** begin **

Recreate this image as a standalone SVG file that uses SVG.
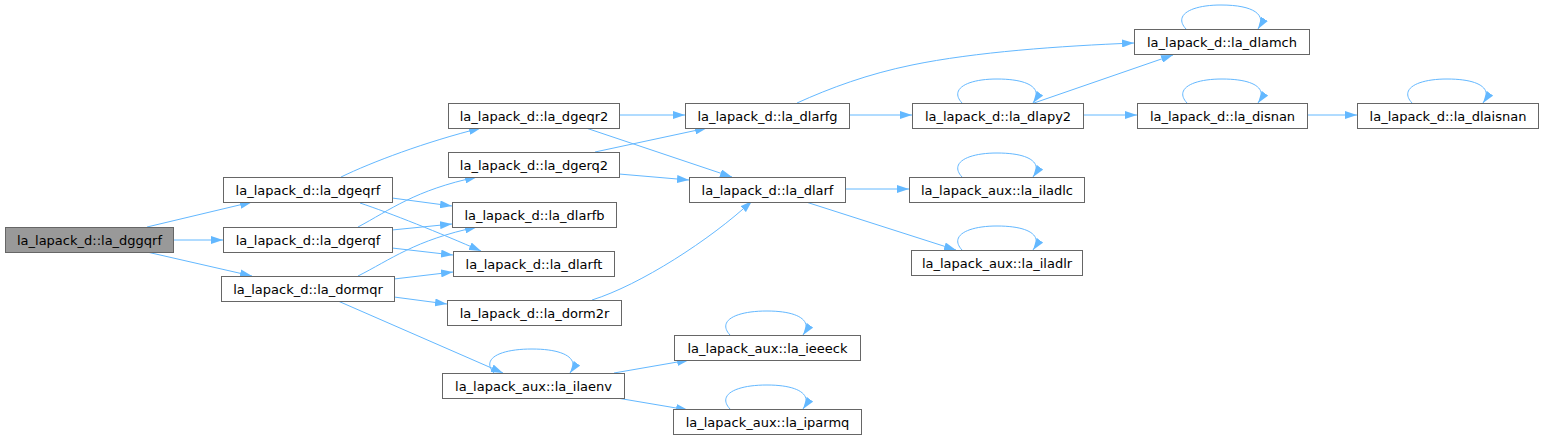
<svg xmlns="http://www.w3.org/2000/svg" width="1544" height="440" viewBox="0 0 1544 440">
<style>
.n rect{fill:#ffffff;stroke:#666666;stroke-width:1}
.n.main rect{fill:#999999}
.n text{font-family:"DejaVu Sans","Liberation Sans",sans-serif;font-size:13px;fill:#000000;text-anchor:middle}
.e path{fill:none;stroke:#63b8ff;stroke-width:1;marker-end:url(#arr)}
</style>
<defs>
<marker id="arr" viewBox="0 0 12 8" refX="12" refY="4" markerWidth="12" markerHeight="8" markerUnits="userSpaceOnUse" orient="auto">
<path d="M0,0 L12,4 L0,8 z" fill="#63b8ff"/>
</marker>
</defs>
<rect width="1544" height="440" fill="#ffffff"/>
<g id="edges" class="e">
<path d="M147,227 L252,202"/>
<path d="M173,240 L223,240"/>
<path d="M147,252 L252,276"/>
<path d="M341,177 C372,162 425,142 481,128"/>
<path d="M392,198 L452,206"/>
<path d="M360,203 C390,213 440,233 481,251"/>
<path d="M358,227 C390,210 415,190 477,177"/>
<path d="M392,230 L452,224"/>
<path d="M392,248 L453,255"/>
<path d="M358,276 C390,260 415,240 477,227"/>
<path d="M394,279 L453,272"/>
<path d="M394,297 L447,304"/>
<path d="M338,301 L503,373"/>
<path d="M619,115 L685,115"/>
<path d="M586,128 L732,177"/>
<path d="M595,152 L707,128"/>
<path d="M619,174 L689,180"/>
<path d="M592,300 C640,285 710,240 752,201"/>
<path d="M797,103 C830,88 868,74 912,65 C975,52 1060,46 1134,43"/>
<path d="M849,115 L912,115"/>
<path d="M1034,103 L1173,55"/>
<path d="M1083,115 L1137,115"/>
<path d="M1307,115 L1357,115"/>
<path d="M845,189 L909,189"/>
<path d="M806,202 L956,250"/>
<path d="M614,373 L689,360"/>
<path d="M617,398 L688,410"/>
<path d="M962,103 C949,89 967,79 997,79 C1030,79 1043,89 1033,103"/>
<path d="M1186,29 C1173,15 1191,5 1221,5 C1254,5 1267,15 1258,29"/>
<path d="M1187,103 C1174,89 1192,79 1222,79 C1255,79 1268,89 1258,103"/>
<path d="M1412,103 C1399,89 1417,79 1447,79 C1480,79 1493,89 1483,103"/>
<path d="M962,177 C949,163 967,153 997,153 C1030,153 1043,163 1033,177"/>
<path d="M962,250 C949,236 967,226 997,226 C1030,226 1043,236 1033,250"/>
<path d="M494,373 C481,359 499,349 532,349 C565,349 580,359 570,373"/>
<path d="M730,335 C717,321 735,311 767,311 C799,311 813,321 803,335"/>
<path d="M730,409 C717,395 735,385 767,385 C799,385 813,395 803,409"/>
</g>
<g id="n_dggqrf" class="n main"><rect x="5.5" y="227.5" width="168" height="25"/><text x="89.5" y="244.5">la_lapack_d::la_dggqrf</text></g>
<g id="n_dgeqrf" class="n"><rect x="223.5" y="177.5" width="169" height="25"/><text x="308" y="194.5">la_lapack_d::la_dgeqrf</text></g>
<g id="n_dgerqf" class="n"><rect x="223.5" y="227.5" width="169" height="25"/><text x="308" y="244.5">la_lapack_d::la_dgerqf</text></g>
<g id="n_dormqr" class="n"><rect x="221.5" y="276.5" width="173" height="25"/><text x="308" y="293.5">la_lapack_d::la_dormqr</text></g>
<g id="n_dgeqr2" class="n"><rect x="448.5" y="103.5" width="171" height="25"/><text x="534" y="120.5">la_lapack_d::la_dgeqr2</text></g>
<g id="n_dgerq2" class="n"><rect x="448.5" y="152.5" width="171" height="25"/><text x="534" y="169.5">la_lapack_d::la_dgerq2</text></g>
<g id="n_dlarfb" class="n"><rect x="452.5" y="202.5" width="164" height="25"/><text x="534.5" y="219.5">la_lapack_d::la_dlarfb</text></g>
<g id="n_dlarft" class="n"><rect x="453.5" y="251.5" width="161" height="25"/><text x="534" y="268.5">la_lapack_d::la_dlarft</text></g>
<g id="n_dorm2r" class="n"><rect x="447.5" y="300.5" width="174" height="25"/><text x="534.5" y="317.5">la_lapack_d::la_dorm2r</text></g>
<g id="n_ilaenv" class="n"><rect x="442.5" y="373.5" width="182" height="25"/><text x="533.5" y="390.5">la_lapack_aux::la_ilaenv</text></g>
<g id="n_dlarfg" class="n"><rect x="685.5" y="103.5" width="164" height="25"/><text x="767.5" y="120.5">la_lapack_d::la_dlarfg</text></g>
<g id="n_dlarf" class="n"><rect x="689.5" y="177.5" width="156" height="25"/><text x="767.5" y="194.5">la_lapack_d::la_dlarf</text></g>
<g id="n_ieeeck" class="n"><rect x="674.5" y="335.5" width="186" height="25"/><text x="767.5" y="352.5">la_lapack_aux::la_ieeeck</text></g>
<g id="n_iparmq" class="n"><rect x="673.5" y="409.5" width="188" height="25"/><text x="767.5" y="426.5">la_lapack_aux::la_iparmq</text></g>
<g id="n_dlapy2" class="n"><rect x="912.5" y="103.5" width="171" height="25"/><text x="998" y="120.5">la_lapack_d::la_dlapy2</text></g>
<g id="n_iladlc" class="n"><rect x="909.5" y="177.5" width="175" height="25"/><text x="997" y="194.5">la_lapack_aux::la_iladlc</text></g>
<g id="n_iladlr" class="n"><rect x="911.5" y="250.5" width="171" height="25"/><text x="997" y="267.5">la_lapack_aux::la_iladlr</text></g>
<g id="n_dlamch" class="n"><rect x="1134.5" y="29.5" width="175" height="25"/><text x="1222" y="46.5">la_lapack_d::la_dlamch</text></g>
<g id="n_disnan" class="n"><rect x="1137.5" y="103.5" width="170" height="25"/><text x="1222.5" y="120.5">la_lapack_d::la_disnan</text></g>
<g id="n_dlaisnan" class="n"><rect x="1357.5" y="103.5" width="181" height="25"/><text x="1448" y="120.5">la_lapack_d::la_dlaisnan</text></g>
</svg>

** end **

- Exercise requirements -
Give back every line exactly as it stands, pictures excluded.

- Full output -
Recreate this image as a standalone SVG file that uses SVG.
<svg xmlns="http://www.w3.org/2000/svg" width="1544" height="440" viewBox="0 0 1544 440">
<style>
.n rect{fill:#ffffff;stroke:#666666;stroke-width:1}
.n.main rect{fill:#999999}
.n text{font-family:"DejaVu Sans","Liberation Sans",sans-serif;font-size:13px;fill:#000000;text-anchor:middle}
.e path{fill:none;stroke:#63b8ff;stroke-width:1;marker-end:url(#arr)}
</style>
<defs>
<marker id="arr" viewBox="0 0 12 8" refX="12" refY="4" markerWidth="12" markerHeight="8" markerUnits="userSpaceOnUse" orient="auto">
<path d="M0,0 L12,4 L0,8 z" fill="#63b8ff"/>
</marker>
</defs>
<rect width="1544" height="440" fill="#ffffff"/>
<g id="edges" class="e">
<path d="M147,227 L252,202"/>
<path d="M173,240 L223,240"/>
<path d="M147,252 L252,276"/>
<path d="M341,177 C372,162 425,142 481,128"/>
<path d="M392,198 L452,206"/>
<path d="M360,203 C390,213 440,233 481,251"/>
<path d="M358,227 C390,210 415,190 477,177"/>
<path d="M392,230 L452,224"/>
<path d="M392,248 L453,255"/>
<path d="M358,276 C390,260 415,240 477,227"/>
<path d="M394,279 L453,272"/>
<path d="M394,297 L447,304"/>
<path d="M338,301 L503,373"/>
<path d="M619,115 L685,115"/>
<path d="M586,128 L732,177"/>
<path d="M595,152 L707,128"/>
<path d="M619,174 L689,180"/>
<path d="M592,300 C640,285 710,240 752,201"/>
<path d="M797,103 C830,88 868,74 912,65 C975,52 1060,46 1134,43"/>
<path d="M849,115 L912,115"/>
<path d="M1034,103 L1173,55"/>
<path d="M1083,115 L1137,115"/>
<path d="M1307,115 L1357,115"/>
<path d="M845,189 L909,189"/>
<path d="M806,202 L956,250"/>
<path d="M614,373 L689,360"/>
<path d="M617,398 L688,410"/>
<path d="M962,103 C949,89 967,79 997,79 C1030,79 1043,89 1033,103"/>
<path d="M1186,29 C1173,15 1191,5 1221,5 C1254,5 1267,15 1258,29"/>
<path d="M1187,103 C1174,89 1192,79 1222,79 C1255,79 1268,89 1258,103"/>
<path d="M1412,103 C1399,89 1417,79 1447,79 C1480,79 1493,89 1483,103"/>
<path d="M962,177 C949,163 967,153 997,153 C1030,153 1043,163 1033,177"/>
<path d="M962,250 C949,236 967,226 997,226 C1030,226 1043,236 1033,250"/>
<path d="M494,373 C481,359 499,349 532,349 C565,349 580,359 570,373"/>
<path d="M730,335 C717,321 735,311 767,311 C799,311 813,321 803,335"/>
<path d="M730,409 C717,395 735,385 767,385 C799,385 813,395 803,409"/>
</g>
<g id="n_dggqrf" class="n main"><rect x="5.5" y="227.5" width="168" height="25"/><text x="89.5" y="244.5">la_lapack_d::la_dggqrf</text></g>
<g id="n_dgeqrf" class="n"><rect x="223.5" y="177.5" width="169" height="25"/><text x="308" y="194.5">la_lapack_d::la_dgeqrf</text></g>
<g id="n_dgerqf" class="n"><rect x="223.5" y="227.5" width="169" height="25"/><text x="308" y="244.5">la_lapack_d::la_dgerqf</text></g>
<g id="n_dormqr" class="n"><rect x="221.5" y="276.5" width="173" height="25"/><text x="308" y="293.5">la_lapack_d::la_dormqr</text></g>
<g id="n_dgeqr2" class="n"><rect x="448.5" y="103.5" width="171" height="25"/><text x="534" y="120.5">la_lapack_d::la_dgeqr2</text></g>
<g id="n_dgerq2" class="n"><rect x="448.5" y="152.5" width="171" height="25"/><text x="534" y="169.5">la_lapack_d::la_dgerq2</text></g>
<g id="n_dlarfb" class="n"><rect x="452.5" y="202.5" width="164" height="25"/><text x="534.5" y="219.5">la_lapack_d::la_dlarfb</text></g>
<g id="n_dlarft" class="n"><rect x="453.5" y="251.5" width="161" height="25"/><text x="534" y="268.5">la_lapack_d::la_dlarft</text></g>
<g id="n_dorm2r" class="n"><rect x="447.5" y="300.5" width="174" height="25"/><text x="534.5" y="317.5">la_lapack_d::la_dorm2r</text></g>
<g id="n_ilaenv" class="n"><rect x="442.5" y="373.5" width="182" height="25"/><text x="533.5" y="390.5">la_lapack_aux::la_ilaenv</text></g>
<g id="n_dlarfg" class="n"><rect x="685.5" y="103.5" width="164" height="25"/><text x="767.5" y="120.5">la_lapack_d::la_dlarfg</text></g>
<g id="n_dlarf" class="n"><rect x="689.5" y="177.5" width="156" height="25"/><text x="767.5" y="194.5">la_lapack_d::la_dlarf</text></g>
<g id="n_ieeeck" class="n"><rect x="674.5" y="335.5" width="186" height="25"/><text x="767.5" y="352.5">la_lapack_aux::la_ieeeck</text></g>
<g id="n_iparmq" class="n"><rect x="673.5" y="409.5" width="188" height="25"/><text x="767.5" y="426.5">la_lapack_aux::la_iparmq</text></g>
<g id="n_dlapy2" class="n"><rect x="912.5" y="103.5" width="171" height="25"/><text x="998" y="120.5">la_lapack_d::la_dlapy2</text></g>
<g id="n_iladlc" class="n"><rect x="909.5" y="177.5" width="175" height="25"/><text x="997" y="194.5">la_lapack_aux::la_iladlc</text></g>
<g id="n_iladlr" class="n"><rect x="911.5" y="250.5" width="171" height="25"/><text x="997" y="267.5">la_lapack_aux::la_iladlr</text></g>
<g id="n_dlamch" class="n"><rect x="1134.5" y="29.5" width="175" height="25"/><text x="1222" y="46.5">la_lapack_d::la_dlamch</text></g>
<g id="n_disnan" class="n"><rect x="1137.5" y="103.5" width="170" height="25"/><text x="1222.5" y="120.5">la_lapack_d::la_disnan</text></g>
<g id="n_dlaisnan" class="n"><rect x="1357.5" y="103.5" width="181" height="25"/><text x="1448" y="120.5">la_lapack_d::la_dlaisnan</text></g>
</svg>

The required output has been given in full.